Charts and diagrams as code:
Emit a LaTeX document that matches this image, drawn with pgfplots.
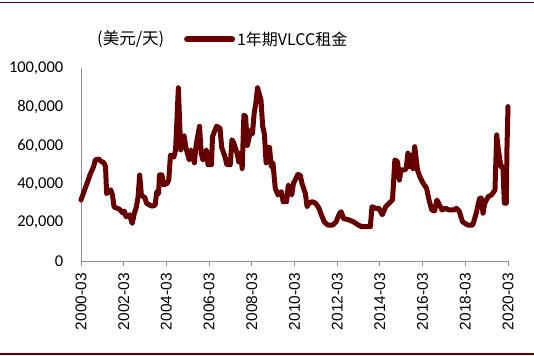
\documentclass[border=0pt]{standalone}
\usepackage{pgfplots}
\pgfplotsset{compat=1.18}
\usepackage{pgfplotstable}
\usepackage{fontspec}
\setmainfont{Liberation Sans}
\newfontfamily\cjk{Noto Sans CJK SC}
\newfontfamily\carlito{Carlito}
\definecolor{darkred}{HTML}{660000}
\definecolor{axgray}{HTML}{8C8C8C}
\pgfplotstableread{
x y
2000.17 31700
2000.44 40000
2000.60 45000
2000.76 49000
2000.84 52500
2001.00 53000
2001.08 52000
2001.24 51000
2001.32 49000
2001.37 35000
2001.56 37000
2001.64 34500
2001.72 28000
2001.96 27000
2002.12 25000
2002.20 26000
2002.28 23000
2002.44 24000
2002.57 19500
2002.65 24000
2002.76 28000
2002.84 33000
2002.92 44700
2003.00 34000
2003.16 33000
2003.24 30000
2003.48 28500
2003.64 29000
2003.72 36000
2003.80 35000
2003.85 44700
2003.96 44700
2004.04 39500
2004.20 40300
2004.28 42000
2004.36 55000
2004.52 54000
2004.60 57700
2004.73 90000
2004.84 57700
2005.00 65000
2005.08 59000
2005.24 52500
2005.32 57700
2005.48 51000
2005.56 60000
2005.72 70000
2005.80 56000
2005.88 52500
2006.04 57700
2006.12 50000
2006.28 50000
2006.33 64600
2006.52 70000
2006.68 69000
2006.76 59000
2006.92 54000
2007.00 50000
2007.16 50000
2007.24 63000
2007.32 61500
2007.48 56000
2007.56 51500
2007.64 56000
2007.72 48000
2007.80 75800
2007.88 75000
2007.96 60000
2008.12 68000
2008.20 66000
2008.28 76700
2008.36 82000
2008.44 90000
2008.60 83600
2008.68 70000
2008.76 66000
2008.84 51000
2008.92 59000
2009.00 59000
2009.08 49000
2009.16 51000
2009.27 37700
2009.40 34300
2009.56 36000
2009.64 30800
2009.80 30800
2009.88 39500
2010.04 34300
2010.12 40300
2010.20 42000
2010.33 45000
2010.44 44500
2010.52 40300
2010.68 35000
2010.76 28200
2010.84 30000
2011.00 30800
2011.16 30000
2011.32 27400
2011.40 24800
2011.56 20400
2011.72 18700
2011.96 18700
2012.12 20400
2012.28 24800
2012.36 25600
2012.47 22000
2012.68 21500
2012.92 20400
2013.16 18700
2013.32 17800
2013.72 17800
2013.80 28200
2013.96 27400
2014.12 27400
2014.28 24000
2014.44 28200
2014.60 30000
2014.76 31700
2014.87 52500
2015.00 51500
2015.08 42000
2015.16 47300
2015.32 47300
2015.40 48000
2015.48 56000
2015.56 49000
2015.64 55000
2015.72 48000
2015.80 59400
2015.93 47300
2016.04 43800
2016.20 40300
2016.36 37700
2016.47 31700
2016.60 26500
2016.73 26000
2016.84 31700
2016.92 30000
2017.08 26500
2017.24 27400
2017.40 26500
2017.64 26500
2017.75 27400
2017.88 26000
2018.04 20400
2018.28 18700
2018.52 18700
2018.68 24800
2018.84 32600
2018.92 32600
2019.00 24800
2019.08 30000
2019.24 33400
2019.40 34300
2019.56 36900
2019.64 65500
2019.72 57700
2019.84 49000
2019.93 49000
2020.00 30000
2020.09 30000
2020.12 57700
2020.17 80200
}\rent
\begin{document}
\begin{tikzpicture}
\path[use as bounding box] (0,0) rectangle (534bp,356bp);
\draw[darkred, line width=1.5bp] (0,353.3bp) -- (534bp,353.3bp);
\draw[darkred, line width=1.5bp] (0,2bp) -- (534bp,2bp);
\begin{axis}[
  at={(81bp,95bp)}, anchor=south west,
  scale only axis, width=427bp, height=192.5bp,
  xmin=2000.17, xmax=2020.17,
  ymin=0, ymax=100000,
  axis x line*=bottom, axis y line*=left,
  axis line style={axgray, line width=1bp, -},
  xtick={2000.17,2002.17,2004.17,2006.17,2008.17,2010.17,2012.17,2014.17,2016.17,2018.17,2020.17},
  xticklabels={2000-03,2002-03,2004-03,2006-03,2008-03,2010-03,2012-03,2014-03,2016-03,2018-03,2020-03},
  xtick align=outside, major tick length=5bp,
  xtick style={axgray, line width=1bp},
  ytick={0,20000,40000,60000,80000,100000},
  yticklabels={0,{20,000},{40,000},{60,000},{80,000},{100,000}},
  ytick style={draw=none},
  scaled y ticks=false,
  tick label style={text=black},
  xticklabel style={font=\fontsize{15.5bp}{17bp}\selectfont, rotate=90, anchor=east, inner xsep=7bp, inner ysep=0pt},
  yticklabel style={font=\carlito\fontsize{16.5bp}{18bp}\selectfont, anchor=east, inner sep=0pt, xshift=-17.5bp},
  legend style={at={(0.241,1.151)}, anchor=west, draw=none, fill=none, inner sep=0pt,
    font=\cjk\fontsize{16bp}{18bp}\selectfont},
  legend image code/.code={\draw[#1, line width=6bp] (0bp,0bp) -- (45bp,0bp);},
  clip=false,
]
\addplot[darkred, line width=5bp, line join=round, line cap=round] table[x=x,y=y] {\rent};
\addlegendentry{1年期VLCC租金}
\end{axis}
\node[anchor=west, inner sep=0pt, font=\cjk\fontsize{16.5bp}{18bp}\selectfont] at (97bp,317bp) {(美元/天)};
\end{tikzpicture}
\end{document}
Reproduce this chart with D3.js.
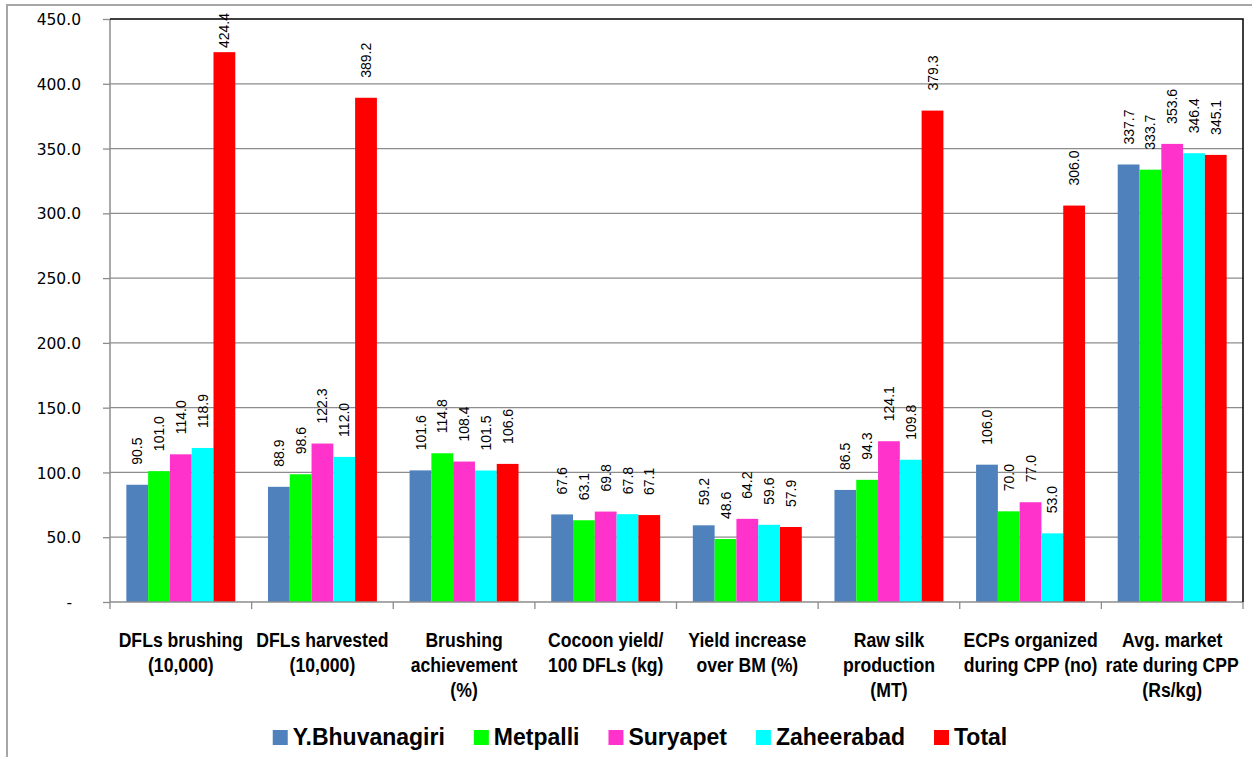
<!DOCTYPE html>
<html>
<head>
<meta charset="utf-8">
<script src="https://cdn.jsdelivr.net/npm/d3@7"></script>
<style>
  html, body { margin: 0; padding: 0; background: #fff; }
  svg { display: block; }
</style>
</head>
<body>
<svg id="chart" width="1252" height="757"></svg>
<script>
// ---- Data ----
const categories = [
  ["DFLs brushing", "(10,000)"],
  ["DFLs harvested", "(10,000)"],
  ["Brushing", "achievement", "(%)"],
  ["Cocoon yield/", "100 DFLs (kg)"],
  ["Yield increase", "over BM (%)"],
  ["Raw silk", "production", "(MT)"],
  ["ECPs organized", "during CPP (no)"],
  ["Avg. market", "rate during CPP", "(Rs/kg)"]
];
const seriesNames = ["Y.Bhuvanagiri", "Metpalli", "Suryapet", "Zaheerabad", "Total"];
const seriesColors = ["#4F81BD", "#00FF00", "#FF33CC", "#00FFFF", "#FF0000"];
const yBhuvanagiri = [90.5, 88.9, 101.6, 67.6, 59.2, 86.5, 106.0, 337.7];
const metpalli     = [101.0, 98.6, 114.8, 63.1, 48.6, 94.3, 70.0, 333.7];
const suryapet     = [114.0, 122.3, 108.4, 69.8, 64.2, 124.1, 77.0, 353.6];
const zaheerabad   = [118.9, 112.0, 101.5, 67.8, 59.6, 109.8, 53.0, 346.4];
const total        = [424.4, 389.2, 106.6, 67.1, 57.9, 379.3, 306.0, 345.1];
const yTicks = [0, 50, 100, 150, 200, 250, 300, 350, 400, 450];

const seriesValues = [yBhuvanagiri, metpalli, suryapet, zaheerabad, total];

// ---- Layout ----
const svg = d3.select("#chart");
const plot = { left: 110, right: 1243, top: 19, bottom: 602 };
const boldFont = "'Liberation Sans', Arial, sans-serif";

// outer chart border
svg.append("rect")
  .attr("x", 7).attr("y", 5).attr("width", 1270).attr("height", 780)
  .attr("fill", "none").attr("stroke", "#a6a6a6").attr("stroke-width", 2);

const y = d3.scaleLinear().domain([0, 450]).range([plot.bottom, plot.top]);
const x0 = d3.scaleBand().domain(d3.range(categories.length))
  .range([plot.left, plot.right]).paddingInner(0).paddingOuter(0);
const x1 = d3.scaleBand().domain(d3.range(seriesNames.length))
  .range([0, x0.bandwidth()]).paddingInner(0).paddingOuter(0.75);

// gridlines
svg.append("g").selectAll("line")
  .data(yTicks.filter(t => t > 0 && t < 450))
  .join("line")
  .attr("x1", plot.left).attr("x2", plot.right)
  .attr("y1", d => y(d)).attr("y2", d => y(d))
  .attr("stroke", "#8c8c8c").attr("stroke-width", 1.3);

// y axis
const yAxis = d3.axisLeft(y).tickValues(yTicks).tickSize(7).tickPadding(0)
  .tickFormat(d => d === 0 ? "" : d3.format(".1f")(d));
const gy = svg.append("g").attr("transform", `translate(${plot.left},0)`).call(yAxis);
gy.select(".domain").remove();
gy.selectAll(".tick line").attr("stroke", "#8c8c8c").attr("stroke-width", 1.3);
gy.selectAll(".tick text")
  .attr("x", -29)
  .attr("dy", "0.36em")
  .attr("fill", "#000")
  .style("font-family", "'DejaVu Sans', Verdana, sans-serif")
  .style("font-size", "15.5px");
// zero label as dash
svg.append("text")
  .attr("x", 72).attr("y", y(0)).attr("dy", "0.36em")
  .attr("text-anchor", "end")
  .style("font-family", "'DejaVu Sans', Verdana, sans-serif")
  .style("font-size", "15.5px")
  .text("-");

// left axis line
svg.append("line")
  .attr("x1", plot.left).attr("x2", plot.left)
  .attr("y1", plot.top).attr("y2", plot.bottom)
  .attr("stroke", "#8c8c8c").attr("stroke-width", 1.5);

// bars
const groups = svg.append("g").selectAll("g")
  .data(categories.map((c, i) => i))
  .join("g")
  .attr("transform", i => `translate(${x0(i)},0)`);

groups.selectAll("rect")
  .data(i => seriesValues.map((s, k) => ({ k, v: s[i] })))
  .join("rect")
  .attr("x", d => x1(d.k))
  .attr("width", x1.bandwidth())
  .attr("y", d => y(d.v))
  .attr("height", d => y(0) - y(d.v))
  .attr("fill", d => seriesColors[d.k]);

// value labels
groups.selectAll("text.val")
  .data(i => seriesValues.map((s, k) => ({ k, v: s[i] })))
  .join("text")
  .attr("class", "val")
  .style("font-family", "'Liberation Sans', Arial, sans-serif")
  .style("font-size", "14px")
  .attr("fill", "#000")
  .text(d => d3.format(".1f")(d.v))
  .each(function (d) {
    const len = this.getComputedTextLength();
    let start = y(d.v) - 20;
    if (start - len < 13) start = 13 + len;
    const cx = x1(d.k) + x1.bandwidth() / 2;
    d3.select(this)
      .attr("transform", `translate(${cx},${start}) rotate(-90)`)
      .attr("dy", "0.36em");
  });

// bottom axis line
svg.append("line")
  .attr("x1", plot.left).attr("x2", plot.right)
  .attr("y1", plot.bottom).attr("y2", plot.bottom)
  .attr("stroke", "#8c8c8c").attr("stroke-width", 1.5);

// plot border top & right (black)
svg.append("path")
  .attr("d", `M${plot.left},${plot.top}H${plot.right}V${plot.bottom}`)
  .attr("fill", "none").attr("stroke", "#000").attr("stroke-width", 1.5);

// category ticks
const boundaries = d3.range(categories.length + 1).map(i => plot.left + i * x0.step());
svg.append("g").selectAll("line")
  .data(boundaries)
  .join("line")
  .attr("x1", d => d).attr("x2", d => d)
  .attr("y1", plot.bottom).attr("y2", plot.bottom + 7)
  .attr("stroke", "#8c8c8c").attr("stroke-width", 1.3);

// category labels (condensed via horizontal scale)
const catG = svg.append("g");
categories.forEach((lines, i) => {
  const cx = x0(i) + x0.bandwidth() / 2;
  const t = catG.append("text")
    .attr("text-anchor", "middle")
    .attr("transform", `translate(${cx},0) scale(0.84,1)`)
    .style("font-family", boldFont)
    .style("font-weight", "bold")
    .style("font-size", "21px")
    .attr("fill", "#000");
  lines.forEach((ln, j) => {
    t.append("tspan")
      .attr("x", 0)
      .attr("y", 647 + j * 25)
      .text(ln);
  });
});

// legend
const legend = svg.append("g");
let cursor = 0;
seriesNames.forEach((name, k) => {
  const g = legend.append("g");
  g.append("rect")
    .attr("x", cursor).attr("y", 730)
    .attr("width", 15).attr("height", 15)
    .attr("fill", seriesColors[k]);
  const t = g.append("text")
    .attr("x", cursor + 20).attr("y", 745)
    .style("font-family", boldFont)
    .style("font-weight", "bold")
    .style("font-size", "23px")
    .attr("fill", "#000")
    .text(name);
  const w = t.node().getComputedTextLength();
  cursor += 20 + w + 29;
});
const legendWidth = cursor - 29;
legend.attr("transform", `translate(${640 - legendWidth / 2},0)`);
</script>
</body>
</html>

→ WHAT YOU NEED TO DO: Find every line in the records above that holds the word "with", and copy each one.

→ WORKED SOLUTION:
Emit a LaTeX document that matches this image, drawn with pgfplots.
Reproduce this chart with D3.js.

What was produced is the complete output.